Singapore: Oil rose on Monday, pushing Brent crude to a fresh 18-month high, as robust manufacturing and home sales data in the United States buoyed hopes of a sustained economic rebound in the world’s top energy user.
Traders awaited cues from US April consumer confidence data, due on Tuesday, as well as the outcome of the Federal Reserve’s two-day policy-setting meeting starting the same day.
Analysts widely expected the Fed to keep interest rates near zero and stick to its pledge of low borrowing costs for an extended period to foster the US recovery.
US crude for June delivery rose 16 cents to $85.28 a barrel by 11:22am, after settling up $1.42 on Friday.
The front-month contract for London ICE Brent crude rose 25 cents to $87.50, after having touched $87.65 earlier in the day, the highest price since early October 2008.
“For the time being, there’s a little more optimism in the market today, thanks to the good economic numbers that came out of the United States, and the fact that Europe has reopened its airspace and the ash cloud problem is settling down,” said Keiichi Sano, general manager of research for SCM Securities in Tokyo.
Expectations that jet fuel demand would rebound also lifted sentiment, as European flights resumed after the threat from an ash cloud fed by a volcano in Iceland receded.
European air traffic returned to normal after the end of almost all curbs prompted by the volcanic ash cloud, European air traffic agency Eurocontrol said on Friday.
Sano expects US crude to trade in a range of $80-$87 a barrel in the near term, as prices have been boosted by signs that the US economic recovery is slowly gaining momentum.
Sales of newly built US single-family homes rebounded strongly in March to touch their highest level in eight months, as buyers rushed into the market to take advantage of a homebuyer tax credit, a government report showed on Friday.
New orders for durable US manufactured goods, excluding transportation, also posted the largest gain in over two years in March.
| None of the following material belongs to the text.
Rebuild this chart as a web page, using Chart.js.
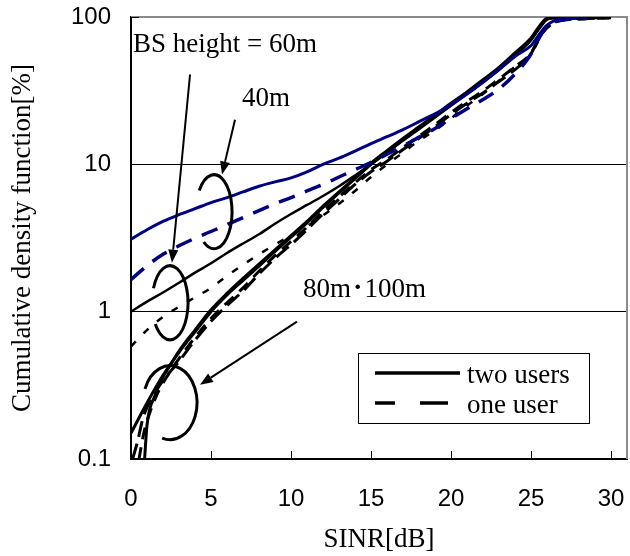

Analysts said Friday’s robust data, coupled with other reports this month showing firming domestic demand, indicated the recovery in the world’s largest economy, so far seen as moderate, was starting to take on a stronger tone.
But oil’s gains could be tempered by worries over the Greek debt crisis.
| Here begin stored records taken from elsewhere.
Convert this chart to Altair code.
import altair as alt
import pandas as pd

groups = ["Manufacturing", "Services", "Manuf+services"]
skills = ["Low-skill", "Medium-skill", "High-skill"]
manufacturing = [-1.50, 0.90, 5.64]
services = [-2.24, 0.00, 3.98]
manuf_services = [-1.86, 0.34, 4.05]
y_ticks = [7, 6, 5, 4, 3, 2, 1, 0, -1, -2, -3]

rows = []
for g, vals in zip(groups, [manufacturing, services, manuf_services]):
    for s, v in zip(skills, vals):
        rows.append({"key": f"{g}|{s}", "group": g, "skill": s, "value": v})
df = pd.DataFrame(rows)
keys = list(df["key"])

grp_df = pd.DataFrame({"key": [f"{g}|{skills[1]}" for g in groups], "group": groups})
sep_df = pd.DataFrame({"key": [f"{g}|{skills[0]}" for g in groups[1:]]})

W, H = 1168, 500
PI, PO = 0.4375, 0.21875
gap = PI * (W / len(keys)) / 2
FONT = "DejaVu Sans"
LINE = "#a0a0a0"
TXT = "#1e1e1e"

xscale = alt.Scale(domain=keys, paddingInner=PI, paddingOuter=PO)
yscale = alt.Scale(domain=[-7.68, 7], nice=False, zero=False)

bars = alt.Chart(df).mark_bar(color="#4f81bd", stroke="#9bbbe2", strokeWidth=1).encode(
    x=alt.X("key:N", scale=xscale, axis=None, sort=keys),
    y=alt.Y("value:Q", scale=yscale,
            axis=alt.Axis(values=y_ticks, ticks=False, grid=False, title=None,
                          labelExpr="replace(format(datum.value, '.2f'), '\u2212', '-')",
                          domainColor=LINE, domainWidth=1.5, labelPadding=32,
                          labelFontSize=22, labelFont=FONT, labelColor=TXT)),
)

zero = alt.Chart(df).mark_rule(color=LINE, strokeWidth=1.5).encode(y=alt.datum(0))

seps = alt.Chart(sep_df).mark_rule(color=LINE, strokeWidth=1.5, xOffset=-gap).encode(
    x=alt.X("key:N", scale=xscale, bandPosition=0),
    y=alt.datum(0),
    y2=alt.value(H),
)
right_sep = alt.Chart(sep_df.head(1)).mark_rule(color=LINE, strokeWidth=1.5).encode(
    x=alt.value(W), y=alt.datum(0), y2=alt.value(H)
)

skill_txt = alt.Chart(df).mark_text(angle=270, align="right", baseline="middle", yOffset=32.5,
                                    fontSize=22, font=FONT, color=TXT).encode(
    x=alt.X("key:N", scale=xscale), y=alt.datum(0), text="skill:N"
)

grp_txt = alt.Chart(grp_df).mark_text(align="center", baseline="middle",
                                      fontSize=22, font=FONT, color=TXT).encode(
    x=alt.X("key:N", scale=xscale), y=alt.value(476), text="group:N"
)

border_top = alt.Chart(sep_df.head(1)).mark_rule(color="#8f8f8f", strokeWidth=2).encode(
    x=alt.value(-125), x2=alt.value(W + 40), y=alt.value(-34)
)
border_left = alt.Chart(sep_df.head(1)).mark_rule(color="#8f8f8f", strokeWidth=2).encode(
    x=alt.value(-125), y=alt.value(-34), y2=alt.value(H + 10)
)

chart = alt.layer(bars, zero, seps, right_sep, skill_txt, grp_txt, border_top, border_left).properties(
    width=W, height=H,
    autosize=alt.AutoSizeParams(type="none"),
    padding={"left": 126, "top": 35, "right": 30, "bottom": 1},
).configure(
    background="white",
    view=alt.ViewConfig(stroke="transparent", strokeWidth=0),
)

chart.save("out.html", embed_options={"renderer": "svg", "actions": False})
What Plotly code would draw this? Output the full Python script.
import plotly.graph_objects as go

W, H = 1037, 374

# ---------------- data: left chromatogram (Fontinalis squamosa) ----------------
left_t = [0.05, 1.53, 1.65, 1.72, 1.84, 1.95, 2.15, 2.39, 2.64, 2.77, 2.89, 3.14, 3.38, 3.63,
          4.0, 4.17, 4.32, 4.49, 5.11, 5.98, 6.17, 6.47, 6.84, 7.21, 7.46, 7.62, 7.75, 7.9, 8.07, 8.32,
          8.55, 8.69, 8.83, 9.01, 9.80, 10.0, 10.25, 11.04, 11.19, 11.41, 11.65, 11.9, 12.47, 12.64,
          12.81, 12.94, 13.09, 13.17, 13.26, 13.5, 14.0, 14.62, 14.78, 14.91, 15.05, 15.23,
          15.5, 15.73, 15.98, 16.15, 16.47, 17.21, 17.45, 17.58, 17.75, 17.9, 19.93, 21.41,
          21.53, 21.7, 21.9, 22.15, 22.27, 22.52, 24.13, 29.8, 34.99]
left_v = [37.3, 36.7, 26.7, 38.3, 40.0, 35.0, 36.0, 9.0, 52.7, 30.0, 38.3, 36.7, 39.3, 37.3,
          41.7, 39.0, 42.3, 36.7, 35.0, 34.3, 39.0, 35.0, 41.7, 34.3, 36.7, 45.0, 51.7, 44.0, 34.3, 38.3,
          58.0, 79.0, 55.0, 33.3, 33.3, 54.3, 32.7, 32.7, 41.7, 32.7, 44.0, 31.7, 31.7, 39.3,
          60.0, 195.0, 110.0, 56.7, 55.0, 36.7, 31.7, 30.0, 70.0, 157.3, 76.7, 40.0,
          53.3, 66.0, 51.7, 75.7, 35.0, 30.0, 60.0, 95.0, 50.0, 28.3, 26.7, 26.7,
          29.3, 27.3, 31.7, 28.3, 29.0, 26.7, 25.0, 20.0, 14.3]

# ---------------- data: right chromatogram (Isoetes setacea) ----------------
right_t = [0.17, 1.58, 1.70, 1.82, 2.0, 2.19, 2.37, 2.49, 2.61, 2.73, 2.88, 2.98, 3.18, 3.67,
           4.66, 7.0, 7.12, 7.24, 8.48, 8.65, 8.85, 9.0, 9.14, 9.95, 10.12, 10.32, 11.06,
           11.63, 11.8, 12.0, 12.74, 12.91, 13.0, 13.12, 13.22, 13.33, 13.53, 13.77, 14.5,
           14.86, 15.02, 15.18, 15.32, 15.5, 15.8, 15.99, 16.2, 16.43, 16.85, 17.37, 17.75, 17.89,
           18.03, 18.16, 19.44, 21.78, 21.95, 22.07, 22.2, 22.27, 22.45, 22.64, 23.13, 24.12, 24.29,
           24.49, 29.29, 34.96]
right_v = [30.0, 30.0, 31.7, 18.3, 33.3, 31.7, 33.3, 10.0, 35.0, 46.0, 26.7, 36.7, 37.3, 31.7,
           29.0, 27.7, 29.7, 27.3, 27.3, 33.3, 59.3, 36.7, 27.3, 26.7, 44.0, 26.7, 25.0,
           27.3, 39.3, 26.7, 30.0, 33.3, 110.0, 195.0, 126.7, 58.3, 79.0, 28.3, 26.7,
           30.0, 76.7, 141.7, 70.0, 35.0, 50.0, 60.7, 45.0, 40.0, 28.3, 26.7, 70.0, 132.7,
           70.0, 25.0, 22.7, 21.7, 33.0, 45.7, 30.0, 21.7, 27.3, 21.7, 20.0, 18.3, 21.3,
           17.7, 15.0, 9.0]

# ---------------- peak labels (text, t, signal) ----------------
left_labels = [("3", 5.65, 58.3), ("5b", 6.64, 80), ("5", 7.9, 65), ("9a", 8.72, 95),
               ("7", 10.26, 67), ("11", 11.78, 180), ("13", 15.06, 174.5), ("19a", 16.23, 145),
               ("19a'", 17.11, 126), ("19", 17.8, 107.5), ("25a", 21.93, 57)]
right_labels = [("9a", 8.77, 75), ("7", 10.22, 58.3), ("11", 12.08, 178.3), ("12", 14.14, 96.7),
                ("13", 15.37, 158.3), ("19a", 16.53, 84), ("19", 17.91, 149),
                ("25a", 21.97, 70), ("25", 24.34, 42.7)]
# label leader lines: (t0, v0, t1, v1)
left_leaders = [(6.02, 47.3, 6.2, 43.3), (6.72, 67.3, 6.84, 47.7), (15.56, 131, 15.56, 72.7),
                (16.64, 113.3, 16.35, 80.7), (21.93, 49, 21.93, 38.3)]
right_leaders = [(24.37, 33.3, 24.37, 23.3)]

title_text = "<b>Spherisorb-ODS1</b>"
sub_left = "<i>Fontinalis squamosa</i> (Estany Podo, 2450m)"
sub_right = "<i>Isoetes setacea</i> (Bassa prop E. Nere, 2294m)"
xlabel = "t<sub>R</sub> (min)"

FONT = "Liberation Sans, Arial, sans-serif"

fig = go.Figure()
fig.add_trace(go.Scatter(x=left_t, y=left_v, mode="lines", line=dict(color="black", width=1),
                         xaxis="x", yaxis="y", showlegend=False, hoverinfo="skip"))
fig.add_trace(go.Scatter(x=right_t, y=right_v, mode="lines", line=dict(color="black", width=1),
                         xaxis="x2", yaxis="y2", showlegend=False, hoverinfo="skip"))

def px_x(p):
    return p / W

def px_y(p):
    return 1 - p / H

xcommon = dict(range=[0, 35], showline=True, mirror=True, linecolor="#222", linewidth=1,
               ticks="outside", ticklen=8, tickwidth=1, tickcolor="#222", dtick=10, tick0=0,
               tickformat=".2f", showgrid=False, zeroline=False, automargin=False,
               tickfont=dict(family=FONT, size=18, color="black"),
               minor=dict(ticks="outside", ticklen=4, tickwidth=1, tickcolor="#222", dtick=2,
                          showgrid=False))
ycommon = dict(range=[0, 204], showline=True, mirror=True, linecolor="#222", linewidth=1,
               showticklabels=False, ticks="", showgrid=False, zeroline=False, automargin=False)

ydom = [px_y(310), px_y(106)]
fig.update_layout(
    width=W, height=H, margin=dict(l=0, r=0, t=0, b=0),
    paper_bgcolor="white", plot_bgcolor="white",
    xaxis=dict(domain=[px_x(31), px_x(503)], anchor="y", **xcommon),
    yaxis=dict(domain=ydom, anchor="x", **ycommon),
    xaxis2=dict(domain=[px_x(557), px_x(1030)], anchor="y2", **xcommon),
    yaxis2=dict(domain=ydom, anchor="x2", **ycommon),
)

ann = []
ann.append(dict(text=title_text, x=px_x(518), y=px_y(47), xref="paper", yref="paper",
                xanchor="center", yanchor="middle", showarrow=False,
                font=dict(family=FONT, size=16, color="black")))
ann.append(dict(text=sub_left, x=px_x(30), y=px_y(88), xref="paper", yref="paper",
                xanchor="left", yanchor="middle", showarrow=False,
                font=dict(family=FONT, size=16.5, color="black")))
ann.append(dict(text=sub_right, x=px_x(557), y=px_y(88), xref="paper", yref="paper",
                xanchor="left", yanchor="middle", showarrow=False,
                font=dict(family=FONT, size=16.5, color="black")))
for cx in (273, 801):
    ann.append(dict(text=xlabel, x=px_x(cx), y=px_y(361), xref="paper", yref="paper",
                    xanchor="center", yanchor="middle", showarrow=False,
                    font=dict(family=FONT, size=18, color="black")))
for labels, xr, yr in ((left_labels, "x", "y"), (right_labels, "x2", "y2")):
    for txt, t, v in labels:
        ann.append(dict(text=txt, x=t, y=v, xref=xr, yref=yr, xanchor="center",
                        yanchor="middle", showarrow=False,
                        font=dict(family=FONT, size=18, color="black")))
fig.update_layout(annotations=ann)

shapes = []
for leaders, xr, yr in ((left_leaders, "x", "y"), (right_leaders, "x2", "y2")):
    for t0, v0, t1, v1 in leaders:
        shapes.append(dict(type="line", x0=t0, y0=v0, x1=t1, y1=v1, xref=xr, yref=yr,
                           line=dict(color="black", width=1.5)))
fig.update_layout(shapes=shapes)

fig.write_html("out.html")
“Greece is still a huge worry for investors -- people are concerned the contagion will spread to Spain and Portugal and affect the European Union’s economy,” Sano added.
One nagging question keeping investors on edge is whether Greece’s formal request for European Union and International Monetary Fund aid will calm fears of default.
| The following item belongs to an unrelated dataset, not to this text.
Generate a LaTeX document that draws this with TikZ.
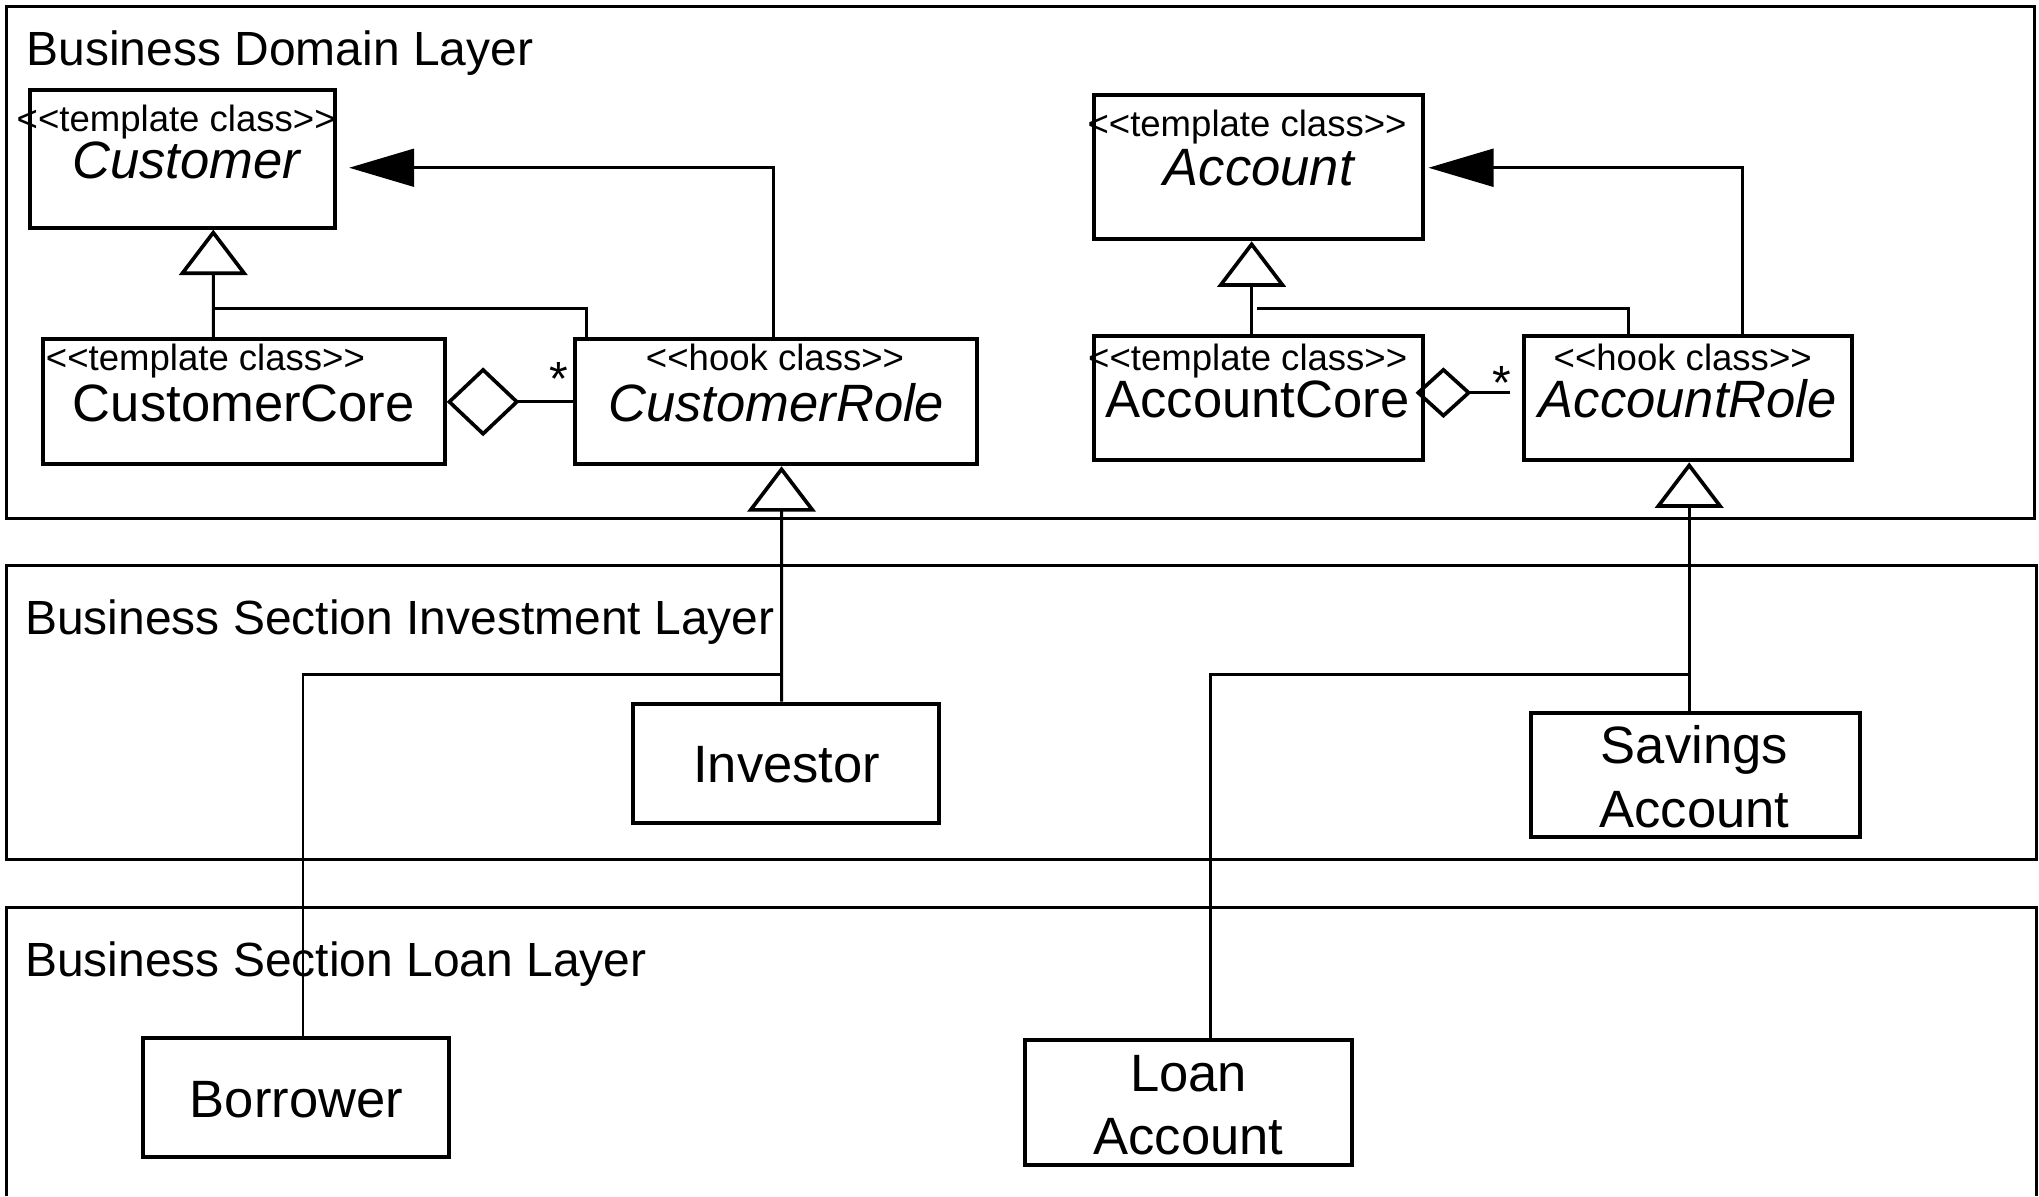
\documentclass[tikz,border=0pt]{standalone}
\usepackage{fontspec}
\setmainfont{Liberation Sans}[Ligatures=TeXOff]
\usetikzlibrary{arrows.meta,calc}
\begin{document}
\begin{tikzpicture}[x=0.02cm,y=-0.02cm,
  layer/.style={draw,line width=1.3pt,inner sep=0},
  cls/.style={draw,line width=1.75pt,inner sep=0,rectangle},
  conn/.style={draw,line width=1.3pt},
  st/.style={font=\fontsize{16}{19}\selectfont,anchor=base,inner sep=0},
  nm/.style={font=\fontsize{23}{27}\selectfont,anchor=base,inner sep=0},
  nmi/.style={font=\fontsize{23}{27}\selectfont\itshape,anchor=base,inner sep=0},
  ttl/.style={font=\fontsize{21}{25}\selectfont,anchor=base west,inner sep=0},
  mult/.style={font=\fontsize{21}{24}\selectfont,anchor=base,inner sep=0},
  gen/.style={conn,-{Triangle[open,length=0.7cm,width=1.05cm,line width=1.6pt]}},
  nav/.style={conn,-{Triangle[length=1cm,width=0.58cm]}},
  agg/.style={conn,{Diamond[open,length=1.12cm,width=1.06cm,line width=1.6pt]}-},
  aggs/.style={conn,{Diamond[open,length=0.86cm,width=0.78cm,line width=1.6pt]}-}
]
\useasboundingbox (0,0) rectangle (1568,920);

% layers
\node[layer,minimum width=31.2cm,minimum height=7.88cm] (dom) at (785,202) {};
\node[layer,minimum width=31.22cm,minimum height=4.52cm] (invl) at (785.5,548) {};
\draw[line width=1.3pt] (5,920) -- (5,698) -- (1566,698) -- (1566,920);

\node[ttl] (t1) at (20,50) {Business Domain Layer};
\node[ttl] (t2) at (19,488) {Business Section Investment Layer};
\node[ttl] (t3) at (19,751) {Business Section Loan Layer};

% class boxes
\node[cls,minimum width=4.7cm,minimum height=2.12cm] (cust) at (140.5,122) {};
\node[cls,minimum width=6.18cm,minimum height=1.92cm] (ccore) at (187.5,309) {};
\node[cls,minimum width=6.18cm,minimum height=1.92cm] (crole) at (596.5,309) {};
\node[cls,minimum width=5.06cm,minimum height=2.22cm] (acc) at (967.5,128.5) {};
\node[cls,minimum width=5.06cm,minimum height=1.92cm] (acore) at (967.5,306) {};
\node[cls,minimum width=5.04cm,minimum height=1.92cm] (arole) at (1298,306) {};
\node[cls,minimum width=4.7cm,minimum height=1.84cm] (inv) at (604.5,587) {};
\node[cls,minimum width=5.06cm,minimum height=1.92cm] (sav) at (1303.5,596) {};
\node[cls,minimum width=4.7cm,minimum height=1.84cm] (bor) at (227.5,844) {};
\node[cls,minimum width=5.04cm,minimum height=1.92cm] (loan) at (914,848) {};

% texts in boxes
\node[st] (custst) at (135.5,101) {<<template class>>};
\node[nmi] (custnm) at (143,137) {Customer};
\node[st] (ccorest) at (158,285) {<<template class>>};
\node[nm] (ccorenm) at (187.5,324) {CustomerCore};
\node[st] (crolest) at (596,285) {<<hook class>>};
\node[nmi] (crolenm) at (597,324) {CustomerRole};
\node[st] (accst) at (959,105) {<<template class>>};
\node[nmi] (accnm) at (968,143) {Account};
\node[st] (acorest) at (959.5,285) {<<template class>>};
\node[nm] (acorenm) at (967,321) {AccountCore};
\node[st] (arolest) at (1294,285) {<<hook class>>};
\node[nmi] (arolenm) at (1298,321) {AccountRole};
\node[nm] (invnm) at (605,602) {Investor};
\node[nm] (savnm1) at (1303,587) {Savings};
\node[nm] (savnm2) at (1303,636) {Account};
\node[nm] (bornm) at (228,859) {Borrower};
\node[nm] (loannm1) at (914,839) {Loan};
\node[nm] (loannm2) at (914,888) {Account};

% navigable associations
\draw[nav] ($(crole.north)+(-1.5,0)$) |- ($(cust.east)+(9,7)$);
\draw[nav] ($(arole.north)+(42,0)$) |- ($(acc.east)+(3,0.5)$);

% generalizations in domain layer
\draw[gen] ($(ccore.north)+(-23.5,0)$) -- ($(cust.south)+(23.5,0)$);
\coordinate (cj) at (164,237);
\draw[conn] ($(crole.north)+(-145.5,0)$) |- (cj);

\draw[gen] ($(acore.north)+(-5,0)$) -- ($(acc.south)+(-5,0)$);
\coordinate (aj) at (967,237);
\draw[conn] ($(arole.north)+(-46,0)$) |- (aj);

% aggregations
\draw[agg] (ccore.east) -- (crole.west);
\node[mult] (m1) at (430,304) {*};
\draw[aggs] ($(acore.east)+(-7,-4)$) -- ($(arole.west)+(-9,-4)$);
\node[mult] (m2) at (1155,307) {*};

% generalizations across layers
\draw[gen] ($(inv.north)+(-3.5,0)$) -- ($(crole.south)+(4.5,0)$);
\coordinate (ij) at (601,519);
\draw[conn] ($(bor.north)+(5.5,0)$) |- (ij);

\draw[gen] ($(sav.north)+(-4.5,0)$) -- ($(arole.south)+(1,0)$);
\coordinate (sj) at (1299,519);
\draw[conn] ($(loan.north)+(17,0)$) |- (sj);
\end{tikzpicture}
\end{document}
Until investors have a clear idea of exactly how much money the country will receive from the European Union and the IMF -- and when -- the uncertainty stemming from its growing fiscal woes will continue to weigh on global markets.
Weekly US oil inventory data due later this week will also be closely watched.
The industry-funded American Petroleum Institute will release its weekly inventory report on Tuesday at 2:00am, followed by US Energy Information Administration statistics on Wednesday at 8:00pm.